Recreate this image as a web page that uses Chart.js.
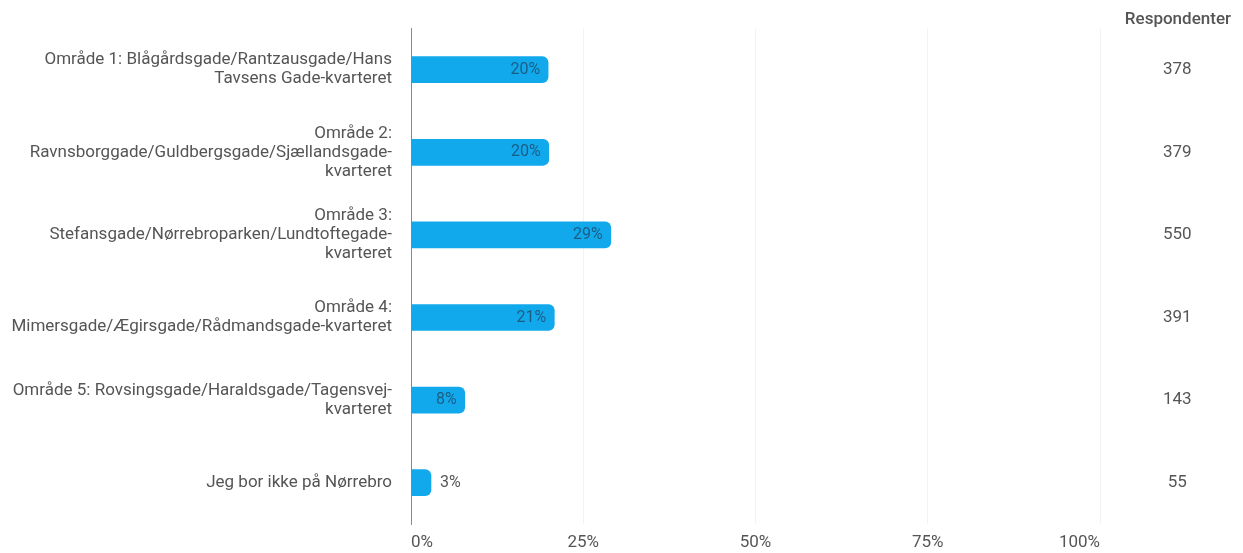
<!DOCTYPE html>
<html>
<head>
<meta charset="utf-8">
<script src="https://cdn.jsdelivr.net/npm/chart.js@4"></script>
<style>
  html, body { margin: 0; padding: 0; background: #fff; }
  #wrap { width: 1243px; height: 553px; }
</style>
</head>
<body>
<div id="wrap"><canvas id="areaChart"></canvas></div>
<script>
const areaLabels = [
  ["Område 1: Blågårdsgade/Rantzausgade/Hans", "Tavsens Gade-kvarteret"],
  ["Område 2:", "Ravnsborggade/Guldbergsgade/Sjællandsgade-", "kvarteret"],
  ["Område 3:", "Stefansgade/Nørrebroparken/Lundtoftegade-", "kvarteret"],
  ["Område 4:", "Mimersgade/Ægirsgade/Rådmandsgade-kvarteret"],
  ["Område 5: Rovsingsgade/Haraldsgade/Tagensvej-", "kvarteret"],
  "Jeg bor ikke på Nørrebro"
];
const sharePct = [19.9, 20.0, 29.0, 20.8, 7.8, 2.9];
const respondents = [378, 379, 550, 391, 143, 55];
const xTicks = [0, 25, 50, 75, 100];

const fontFamily = "Roboto, 'Noto Sans', sans-serif";
const textGray = '#555';

// percentage label at the end of each bar (inside, or outside for tiny bars)
const barValueLabels = {
  id: 'barValueLabels',
  afterDatasetsDraw(chart) {
    const ctx = chart.ctx;
    const meta = chart.getDatasetMeta(0);
    ctx.save();
    ctx.font = '16px ' + fontFamily;
    ctx.textBaseline = 'middle';
    meta.data.forEach((bar, i) => {
      const txt = Math.round(sharePct[i]) + '%';
      if (sharePct[i] < 5) {
        ctx.fillStyle = textGray;
        ctx.textAlign = 'left';
        ctx.fillText(txt, bar.x + 9, bar.y);
      } else {
        ctx.fillStyle = 'rgba(30,60,85,0.7)';
        ctx.textAlign = 'right';
        ctx.fillText(txt, bar.x - 8, bar.y);
      }
    });
    ctx.restore();
  }
};

// keep the category axes from reserving extra room for tall multi-line labels
const noEdgePadding = (scale) => {
  scale.paddingTop = 0;
  scale.paddingBottom = 0;
};

new Chart(document.getElementById('areaChart'), {
  type: 'bar',
  data: {
    labels: areaLabels,
    datasets: [{
      data: sharePct,
      backgroundColor: '#12a9ec',
      borderRadius: 6,
      borderSkipped: 'start',
      barThickness: 26
    }]
  },
  options: {
    indexAxis: 'y',
    responsive: true,
    maintainAspectRatio: false,
    animation: false,
    layout: { padding: { left: 0, right: 12, top: 0, bottom: 0 } },
    plugins: {
      legend: { display: false },
      tooltip: { enabled: false },
      title: {
        display: true,
        text: 'Respondenter',
        align: 'end',
        color: textGray,
        font: { family: fontFamily, size: 17, weight: '500', lineHeight: 1.2 },
        padding: { top: 10, bottom: -2 }
      }
    },
    scales: {
      x: {
        min: 0,
        max: 100,
        afterBuildTicks: (scale) => { scale.ticks = xTicks.map(v => ({ value: v })); },
        afterFit: (scale) => { scale.height = 29; },
        grid: { color: '#f3f3f3', drawTicks: false },
        border: { display: false },
        ticks: {
          align: 'inner',
          padding: 9,
          color: textGray,
          font: { family: fontFamily, size: 17 },
          callback: (v) => v + '%'
        }
      },
      y: {
        afterFit: (scale) => { scale.width = 411; noEdgePadding(scale); },
        grid: { display: false },
        border: { display: true, color: '#8a8a8a', width: 1 },
        ticks: {
          padding: 11,
          color: textGray,
          font: { family: fontFamily, size: 17, lineHeight: 1.12 }
        }
      },
      y2: {
        type: 'category',
        position: 'right',
        labels: respondents.map(String),
        offset: true,
        afterFit: (scale) => { scale.width = 131; noEdgePadding(scale); },
        grid: { display: false, drawTicks: false },
        border: { display: false },
        ticks: {
          crossAlign: 'center',
          padding: 63,
          color: textGray,
          font: { family: fontFamily, size: 17 }
        }
      }
    }
  },
  plugins: [barValueLabels]
});
</script>
</body>
</html>
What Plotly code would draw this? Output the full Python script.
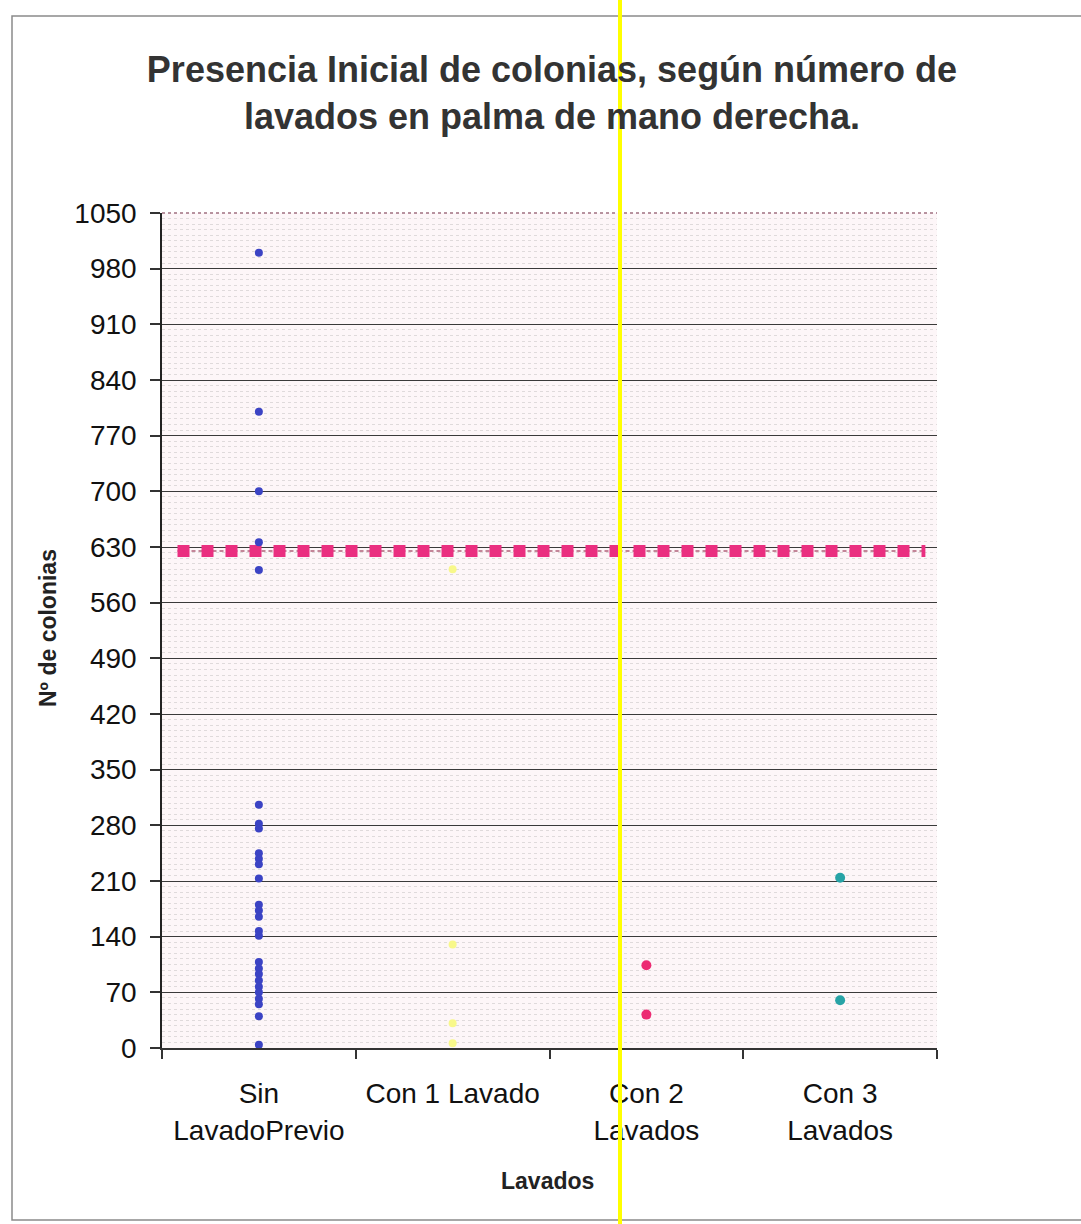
import plotly.graph_objects as go

# Categories on the x axis (numeric positions 1..4)
categorias = ["Sin<br>LavadoPrevio", "Con 1 Lavado", "Con 2<br>Lavados", "Con 3<br>Lavados"]
posiciones = [1, 2, 3, 4]

# Colony counts per group
sin_lavado = [1000, 800, 700, 636, 601, 306, 282, 276, 245, 238, 231, 213,
              180, 173, 165, 147, 141, 108, 100, 93, 85, 77, 70, 62, 55, 40, 4]
con_1_lavado = [602, 130, 31, 6]
con_2_lavados = [104, 42]
con_3_lavados = [214, 60]

# Reference level drawn across the chart
ref_x = [0.58, 4.44]
ref_y = [625, 625]

y_ticks = [0, 70, 140, 210, 280, 350, 420, 490, 560, 630, 700, 770, 840, 910, 980, 1050]
x_bounds = [0.5, 1.5, 2.5, 3.5, 4.5]

FONT = "Liberation Sans, Arial, sans-serif"

fig = go.Figure()

# thin dashed connector of the reference level
fig.add_trace(go.Scatter(
    x=ref_x, y=ref_y, mode="lines",
    line=dict(color="#b06078", width=1.5, dash="4px,3px"),
    hoverinfo="skip", showlegend=False))
# square markers of the reference level (drawn as a thick dash pattern)
fig.add_trace(go.Scatter(
    x=ref_x, y=ref_y, mode="lines",
    line=dict(color="#ea2f80", width=12, dash="12px,12px"),
    hoverinfo="skip", showlegend=False))

groups = [
    (posiciones[0], sin_lavado, "#3b43c4", 8),
    (posiciones[1], con_1_lavado, "#f8f88a", 8),
    (posiciones[2], con_2_lavados, "#ec2a72", 10),
    (posiciones[3], con_3_lavados, "#27a3a6", 10),
]
for pos, vals, color, size in groups:
    fig.add_trace(go.Scatter(
        x=[pos] * len(vals), y=vals, mode="markers",
        marker=dict(color=color, size=size, line=dict(width=0)),
        showlegend=False))

L, R, T, B = 162, 937, 213, 1048
W, H = 1081, 1224
pw, ph = R - L, B - T

def px_x(px):
    return (px - L) / pw

def px_y(py):
    return (B - py) / ph

fig.update_layout(
    width=W, height=H,
    margin=dict(l=L, r=W - R, t=T, b=H - B),
    paper_bgcolor="white",
    plot_bgcolor="#fdf6f8",
    font=dict(family=FONT, color="#111"),
    title=dict(
        text="<b>Presencia Inicial de colonias, según número de<br>lavados en palma de mano derecha.</b>",
        x=552 / W, xanchor="center",
        y=1 - 82 / H, yanchor="top", yref="container",
        font=dict(family=FONT, size=36, color="#333")),
    xaxis=dict(
        range=[0.5, 4.5], tickvals=posiciones, ticktext=categorias,
        ticks="", showgrid=False, zeroline=False,
        showline=True, linecolor="#333", linewidth=1.5,
        tickfont=dict(size=28, color="#111"),
        ticklabelstandoff=20,
        minor=dict(tickvals=x_bounds, ticks="outside", ticklen=9,
                   tickcolor="#333", tickwidth=1.5, showgrid=False)),
    yaxis=dict(
        range=[0, 1050], tickvals=y_ticks,
        ticks="outside", ticklen=10, tickcolor="#333", tickwidth=1.5,
        showline=True, linecolor="#222", linewidth=1.5,
        showgrid=True, gridcolor="#3a3a3a", gridwidth=1.1,
        zeroline=False,
        tickfont=dict(size=28, color="#111"),
        ticklabelstandoff=8,
        minor=dict(dtick=7, tick0=0, showgrid=True,
                   gridcolor="rgba(120,120,120,0.22)", griddash="dot",
                   gridwidth=1, ticks="")),
    annotations=[
        dict(text="<b>Nº de colonias</b>", textangle=-90,
             x=px_x(48), y=px_y(628), xref="paper", yref="paper",
             xanchor="center", yanchor="middle", showarrow=False,
             font=dict(family=FONT, size=23, color="#222")),
        dict(text="<b>Lavados</b>",
             x=px_x(547), y=px_y(1181), xref="paper", yref="paper",
             xanchor="center", yanchor="middle", showarrow=False,
             font=dict(family=FONT, size=23, color="#222")),
    ],
    shapes=[
        # dotted top edge of the plot area
        dict(type="line", xref="paper", yref="paper", x0=0, x1=1, y0=1, y1=1,
             line=dict(color="#a07080", width=1.5, dash="dot")),
        # outer frame of the chart
        dict(type="rect", xref="paper", yref="paper",
             x0=px_x(12), x1=px_x(1095), y0=px_y(1220), y1=px_y(16),
             line=dict(color="#8a8a8a", width=1.5), layer="below"),
        # yellow vertical stripe
        dict(type="line", xref="paper", yref="paper",
             x0=px_x(620), x1=px_x(620), y0=px_y(1230), y1=px_y(-10),
             line=dict(color="#ffff00", width=4), layer="above"),
    ],
)

fig.write_html("out.html")
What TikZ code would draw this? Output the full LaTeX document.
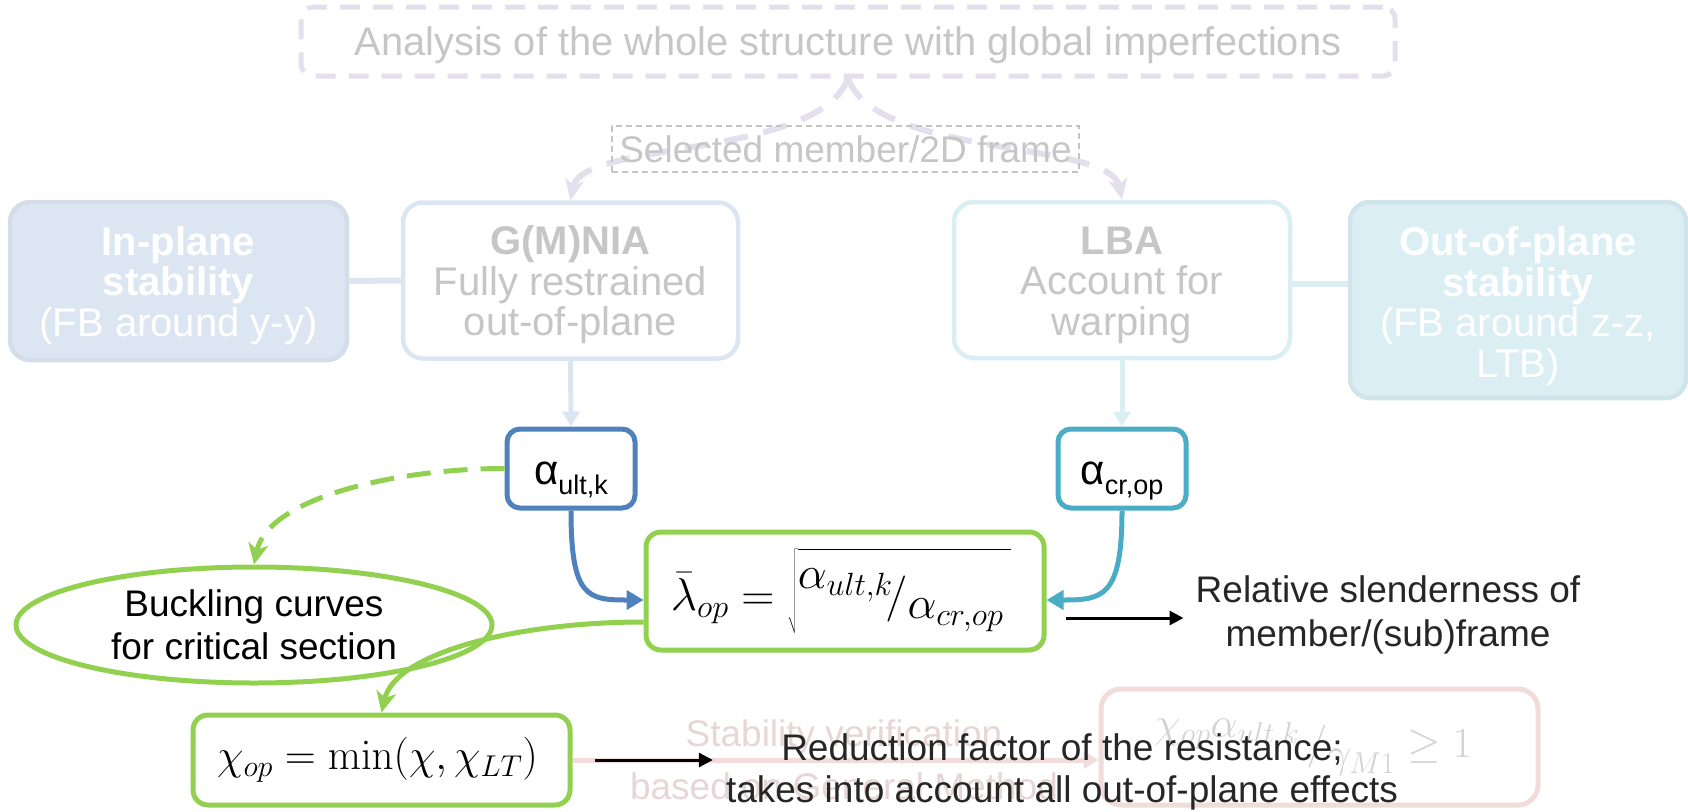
\RequirePackage{fix-cm}
\documentclass[tikz,border=0pt]{standalone}
\usepackage[no-math]{fontspec}
\setmainfont{Liberation Sans}
\usetikzlibrary{arrows.meta,shapes.geometric,calc}

\definecolor{lav}{HTML}{E4DFEC}
\definecolor{fadetxt}{HTML}{C6C6C6}
\definecolor{selbd}{HTML}{C4C4C4}
\definecolor{bluelt}{HTML}{DCE6F2}
\definecolor{bluebd}{HTML}{D4DEEA}
\definecolor{aqualt}{HTML}{DAEEF3}
\definecolor{aquabd}{HTML}{D0E5EB}
\definecolor{ultblue}{HTML}{4F81BD}
\definecolor{crteal}{HTML}{4BACC6}
\definecolor{grn}{HTML}{92D050}
\definecolor{pinkbd}{HTML}{F2DCDB}
\definecolor{pinktxt}{HTML}{E6D6D6}
\definecolor{fadeform}{HTML}{D2D2D2}
\definecolor{darktxt}{HTML}{262626}

% alpha with a sans subscript, as in the value boxes
\newcommand\valsym[1]{{\fontsize{42}{42}\selectfont α}\raisebox{-10pt}{\fontsize{27}{27}\selectfont #1}}
% invisible strut that lowers the text block of a panel
\newcommand\lowerby[1]{\rule{0pt}{#1}}

\begin{document}
\begin{tikzpicture}[x=1pt,y=-1pt,
  panel/.style={rounded corners=20pt, line width=4.5pt, align=center, inner sep=0pt,
    font=\fontsize{40}{40.5}\selectfont},
  valbox/.style={rounded corners=13pt, line width=5pt, fill=white, minimum width=128pt,
    minimum height=79pt, inner sep=0pt, text height=38pt, text depth=7pt},
  grnbox/.style={draw=grn, rounded corners=15pt, line width=5pt, fill=white, inner sep=0pt},
  note/.style={align=center, inner sep=0pt, text=darktxt},
  link/.style={line width=6pt},
  feed/.style={line width=5pt, -{Triangle[length=15pt,width=17pt]}},
  bendarrow/.style={line width=5pt, -{Triangle[length=17pt,width=19pt]}},
  greenarrow/.style={line width=5pt, draw=grn, -{Stealth[length=21pt,width=20pt,inset=6pt]}},
  lavarrow/.style={line width=6pt, draw=lav, dash pattern=on 24pt off 16pt,
    -{Stealth[length=21pt,width=19pt,inset=6pt]}},
  blk/.style={line width=3pt, -{Triangle[length=14pt,width=14pt]}}]

\useasboundingbox (0,0) rectangle (1688,811);

% ---------- faded verification step ----------
\node[grnbox, minimum width=377pt, minimum height=90pt] (chi) at (381.5,760)
  {{\fontsize{43}{43}\selectfont $\chi_{op}=\min(\chi,\chi_{LT})$}\hspace*{8pt}};
\node[draw=pinkbd, rounded corners=20pt, line width=5pt, minimum width=437pt,
  minimum height=116pt, inner sep=0pt, text=fadeform] (pink) at (1319.5,747)
  {{\fontsize{43}{43}\selectfont $\raisebox{20pt}{$\chi_{op}\alpha_{ult,k}$}\,/\raisebox{-10pt}{$\gamma_{M1}$}\geq 1$}\hspace*{12pt}};
\draw[line width=5pt, pinkbd, -{Triangle[length=15pt,width=17pt]}]
  (chi.east) -- (chi.east -| pink.west);
\node[note, text=pinktxt, font=\fontsize{37}{53}\selectfont] (verif) at (844,760)
  {Stability verification\\based on General Method};

% ---------- global analysis ----------
\node[draw=lav, rounded corners=12pt, line width=5pt, dash pattern=on 20pt off 13pt,
  minimum width=1094pt, minimum height=69pt, inner sep=0pt, text=fadetxt,
  text height=32pt, text depth=3.5pt,
  font=\fontsize{39.8}{40}\selectfont] (top) at (848,41.5)
  {Analysis of the whole structure with global imperfections};

% ---------- analysis types ----------
\node[panel, fill=bluelt, draw=bluebd, minimum width=337pt, minimum height=158pt,
  text=white] (inplane) at (178.5,281)
  {\lowerby{38pt}\textbf{In-plane}\\\textbf{stability}\\(FB around y-y)};
\node[panel, fill=white, draw=bluelt, minimum width=335pt, minimum height=156pt,
  text=fadetxt] (gmnia) at (570.5,280.5)
  {\lowerby{38pt}\textbf{G(M)NIA}\\Fully restrained\\out-of-plane};
\node[panel, fill=white, draw=aqualt, minimum width=336pt, minimum height=156pt,
  text=fadetxt] (lba) at (1122,280)
  {\lowerby{38pt}\textbf{LBA}\\Account for\\warping};
\node[panel, fill=aqualt, draw=aquabd, minimum width=336pt, minimum height=196pt,
  text=white] (oop) at (1518,300)
  {\lowerby{41pt}\textbf{Out-of-plane}\\\textbf{stability}\\(FB around z-z,\\LTB)};

\draw[link, bluelt] (inplane.east) -- (gmnia.west);
\draw[link, aqualt] ([yshift=-4pt]lba.east) -- ([yshift=-4pt]lba.east -| oop.west);

\draw[lavarrow] (top.south) .. controls ($(top.south)+(-30,80)$) and
  ($(gmnia.north)+(12,-60)$) .. (gmnia.north);
\draw[lavarrow] (top.south) .. controls ($(top.south)+(30,80)$) and
  ($(lba.north)+(-12,-60)$) .. (lba.north);

\node[draw=selbd, line width=1.5pt, dash pattern=on 6pt off 4pt, minimum width=467pt,
  minimum height=46pt, inner sep=0pt, text=fadetxt, font=\fontsize{37}{37}\selectfont]
  (sel) at (845.5,149) {Selected member/2D frame};

% ---------- load multipliers ----------
\node[valbox, draw=ultblue] (aul) at (571,468.5) {\valsym{ult,k}};
\node[valbox, draw=crteal] (acr) at (1122,468.5) {\valsym{cr,op}};

\draw[feed, bluelt] (gmnia.south) -- (aul.north);
\draw[feed, aqualt] (lba.south) -- (acr.north);

% ---------- slenderness ----------
\node[grnbox, minimum width=398pt, minimum height=118pt] (lam) at (845,591)
  {{\fontsize{46}{46}\selectfont $\bar{\lambda}_{op} = \sqrt{\rule[-16pt]{0pt}{75pt}\raisebox{22pt}{$\alpha_{ult,k}$}\!/\raisebox{-8pt}{$\alpha_{cr,op}$}\,}$}\hspace*{8pt}};

\node[ellipse, draw=grn, line width=5pt, minimum width=476pt, minimum height=116pt,
  inner sep=0pt, align=center, text=black, font=\fontsize{37}{43}\selectfont]
  (ell) at (254,625) {Buckling curves\\for critical section};

\draw[bendarrow, ultblue] (aul.south) .. controls ($(aul.south)+(0,87)$) and
  ($(lam.west)+(-56,9)$) .. ($(lam.west)+(0,9)$);
\draw[bendarrow, crteal] (acr.south) .. controls ($(acr.south)+(0,87)$) and
  ($(lam.east)+(56,9)$) .. ($(lam.east)+(0,9)$);

\draw[greenarrow, dash pattern=on 24pt off 13pt] (aul.west) .. controls
  ($(aul.west)+(-107,0)$) and ($(ell.north)+(14,-67)$) .. (ell.north);
\draw[greenarrow] ($(lam.west)+(0,31)$) .. controls ($(lam.west)+(-126,31)$) and
  ($(chi.north)+(14,-60)$) .. (chi.north);

% ---------- explanations ----------
\node[note, font=\fontsize{37}{44}\selectfont, inner xsep=12pt] (rel) at (1388,615.4)
  {Relative slenderness of\\member/(sub)frame};
\node[note, font=\fontsize{37}{42}\selectfont, inner xsep=13pt] (red) at (1062,772.4)
  {Reduction factor of the resistance;\\takes into account all out-of-plane effects};

\coordinate (lamout) at ($(lam.east)+(19,27)$);
\coordinate (chiout) at ($(chi.east)+(22,0)$);
\draw[blk] (lamout) -- (lamout -| rel.west);
\draw[blk] (chiout) -- (chiout -| red.west);

\end{tikzpicture}
\end{document}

====

Instruction:
From the line containing "What TikZ code" through the line containing "(0,0) rectangle (1688,811);", copy every line above exactly, without pictures.

Task output:
What TikZ code would draw this? Output the full LaTeX document.
\RequirePackage{fix-cm}
\documentclass[tikz,border=0pt]{standalone}
\usepackage[no-math]{fontspec}
\setmainfont{Liberation Sans}
\usetikzlibrary{arrows.meta,shapes.geometric,calc}

\definecolor{lav}{HTML}{E4DFEC}
\definecolor{fadetxt}{HTML}{C6C6C6}
\definecolor{selbd}{HTML}{C4C4C4}
\definecolor{bluelt}{HTML}{DCE6F2}
\definecolor{bluebd}{HTML}{D4DEEA}
\definecolor{aqualt}{HTML}{DAEEF3}
\definecolor{aquabd}{HTML}{D0E5EB}
\definecolor{ultblue}{HTML}{4F81BD}
\definecolor{crteal}{HTML}{4BACC6}
\definecolor{grn}{HTML}{92D050}
\definecolor{pinkbd}{HTML}{F2DCDB}
\definecolor{pinktxt}{HTML}{E6D6D6}
\definecolor{fadeform}{HTML}{D2D2D2}
\definecolor{darktxt}{HTML}{262626}

% alpha with a sans subscript, as in the value boxes
\newcommand\valsym[1]{{\fontsize{42}{42}\selectfont α}\raisebox{-10pt}{\fontsize{27}{27}\selectfont #1}}
% invisible strut that lowers the text block of a panel
\newcommand\lowerby[1]{\rule{0pt}{#1}}

\begin{document}
\begin{tikzpicture}[x=1pt,y=-1pt,
  panel/.style={rounded corners=20pt, line width=4.5pt, align=center, inner sep=0pt,
    font=\fontsize{40}{40.5}\selectfont},
  valbox/.style={rounded corners=13pt, line width=5pt, fill=white, minimum width=128pt,
    minimum height=79pt, inner sep=0pt, text height=38pt, text depth=7pt},
  grnbox/.style={draw=grn, rounded corners=15pt, line width=5pt, fill=white, inner sep=0pt},
  note/.style={align=center, inner sep=0pt, text=darktxt},
  link/.style={line width=6pt},
  feed/.style={line width=5pt, -{Triangle[length=15pt,width=17pt]}},
  bendarrow/.style={line width=5pt, -{Triangle[length=17pt,width=19pt]}},
  greenarrow/.style={line width=5pt, draw=grn, -{Stealth[length=21pt,width=20pt,inset=6pt]}},
  lavarrow/.style={line width=6pt, draw=lav, dash pattern=on 24pt off 16pt,
    -{Stealth[length=21pt,width=19pt,inset=6pt]}},
  blk/.style={line width=3pt, -{Triangle[length=14pt,width=14pt]}}]

\useasboundingbox (0,0) rectangle (1688,811);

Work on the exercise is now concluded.